(Given data)

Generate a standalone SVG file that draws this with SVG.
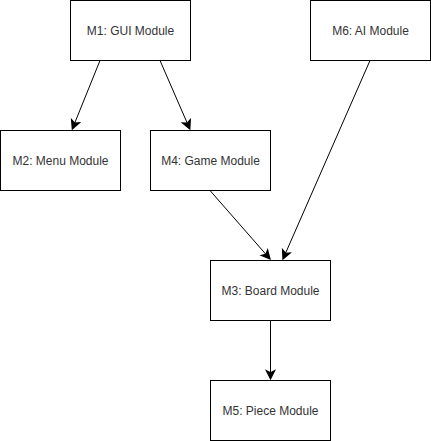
<svg xmlns="http://www.w3.org/2000/svg" width="431" height="441" viewBox="0 0 431 441">
<style>
.box{fill:#fff;stroke:#000;stroke-width:1}
.lbl{font-family:"Liberation Sans",Arial,Helvetica,sans-serif;font-size:12px;fill:#333;text-anchor:middle}
.edge{fill:none;stroke:#000;stroke-width:1}
</style>
<defs>
<marker id="arr" markerUnits="userSpaceOnUse" markerWidth="12" markerHeight="12" viewBox="-8 -5 10 10" refX="0" refY="0" orient="auto">
<path d="M0,0 L-7,-3.5 L-5.25,0 L-7,3.5 Z" fill="#000" stroke="#000" stroke-width="1"/>
</marker>
</defs>
<rect width="431" height="441" fill="#fff"/>
<g id="connectors">
<line class="edge" x1="100" y1="60.5" x2="72.3" y2="129" marker-end="url(#arr)"/>
<line class="edge" x1="160" y1="60.5" x2="189.8" y2="129" marker-end="url(#arr)"/>
<line class="edge" x1="210" y1="190.5" x2="270" y2="259" marker-end="url(#arr)"/>
<line class="edge" x1="370" y1="60.5" x2="283" y2="259" marker-end="url(#arr)"/>
<line class="edge" x1="270.5" y1="320.5" x2="270.5" y2="379" marker-end="url(#arr)"/>
</g>
<g id="M1"><rect class="box" x="70.5" y="0.5" width="120" height="60"/><text class="lbl" x="130.5" y="34.5">M1: GUI Module</text></g>
<g id="M6"><rect class="box" x="310.5" y="0.5" width="120" height="60"/><text class="lbl" x="370.5" y="34.5">M6: AI Module</text></g>
<g id="M2"><rect class="box" x="0.5" y="130.5" width="120" height="60"/><text class="lbl" x="60.5" y="164.5">M2: Menu Module</text></g>
<g id="M4"><rect class="box" x="150.5" y="130.5" width="120" height="60"/><text class="lbl" x="210.5" y="164.5">M4: Game Module</text></g>
<g id="M3"><rect class="box" x="210.5" y="260.5" width="120" height="60"/><text class="lbl" x="270.5" y="294.5">M3: Board Module</text></g>
<g id="M5"><rect class="box" x="210.5" y="380.5" width="120" height="60"/><text class="lbl" x="270.5" y="414.5">M5: Piece Module</text></g>
</svg>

(Challenge)
Omit every picture, then repeat the remaining data exactly as it appears above.

(Final answer)
Generate a standalone SVG file that draws this with SVG.
<svg xmlns="http://www.w3.org/2000/svg" width="431" height="441" viewBox="0 0 431 441">
<style>
.box{fill:#fff;stroke:#000;stroke-width:1}
.lbl{font-family:"Liberation Sans",Arial,Helvetica,sans-serif;font-size:12px;fill:#333;text-anchor:middle}
.edge{fill:none;stroke:#000;stroke-width:1}
</style>
<defs>
<marker id="arr" markerUnits="userSpaceOnUse" markerWidth="12" markerHeight="12" viewBox="-8 -5 10 10" refX="0" refY="0" orient="auto">
<path d="M0,0 L-7,-3.5 L-5.25,0 L-7,3.5 Z" fill="#000" stroke="#000" stroke-width="1"/>
</marker>
</defs>
<rect width="431" height="441" fill="#fff"/>
<g id="connectors">
<line class="edge" x1="100" y1="60.5" x2="72.3" y2="129" marker-end="url(#arr)"/>
<line class="edge" x1="160" y1="60.5" x2="189.8" y2="129" marker-end="url(#arr)"/>
<line class="edge" x1="210" y1="190.5" x2="270" y2="259" marker-end="url(#arr)"/>
<line class="edge" x1="370" y1="60.5" x2="283" y2="259" marker-end="url(#arr)"/>
<line class="edge" x1="270.5" y1="320.5" x2="270.5" y2="379" marker-end="url(#arr)"/>
</g>
<g id="M1"><rect class="box" x="70.5" y="0.5" width="120" height="60"/><text class="lbl" x="130.5" y="34.5">M1: GUI Module</text></g>
<g id="M6"><rect class="box" x="310.5" y="0.5" width="120" height="60"/><text class="lbl" x="370.5" y="34.5">M6: AI Module</text></g>
<g id="M2"><rect class="box" x="0.5" y="130.5" width="120" height="60"/><text class="lbl" x="60.5" y="164.5">M2: Menu Module</text></g>
<g id="M4"><rect class="box" x="150.5" y="130.5" width="120" height="60"/><text class="lbl" x="210.5" y="164.5">M4: Game Module</text></g>
<g id="M3"><rect class="box" x="210.5" y="260.5" width="120" height="60"/><text class="lbl" x="270.5" y="294.5">M3: Board Module</text></g>
<g id="M5"><rect class="box" x="210.5" y="380.5" width="120" height="60"/><text class="lbl" x="270.5" y="414.5">M5: Piece Module</text></g>
</svg>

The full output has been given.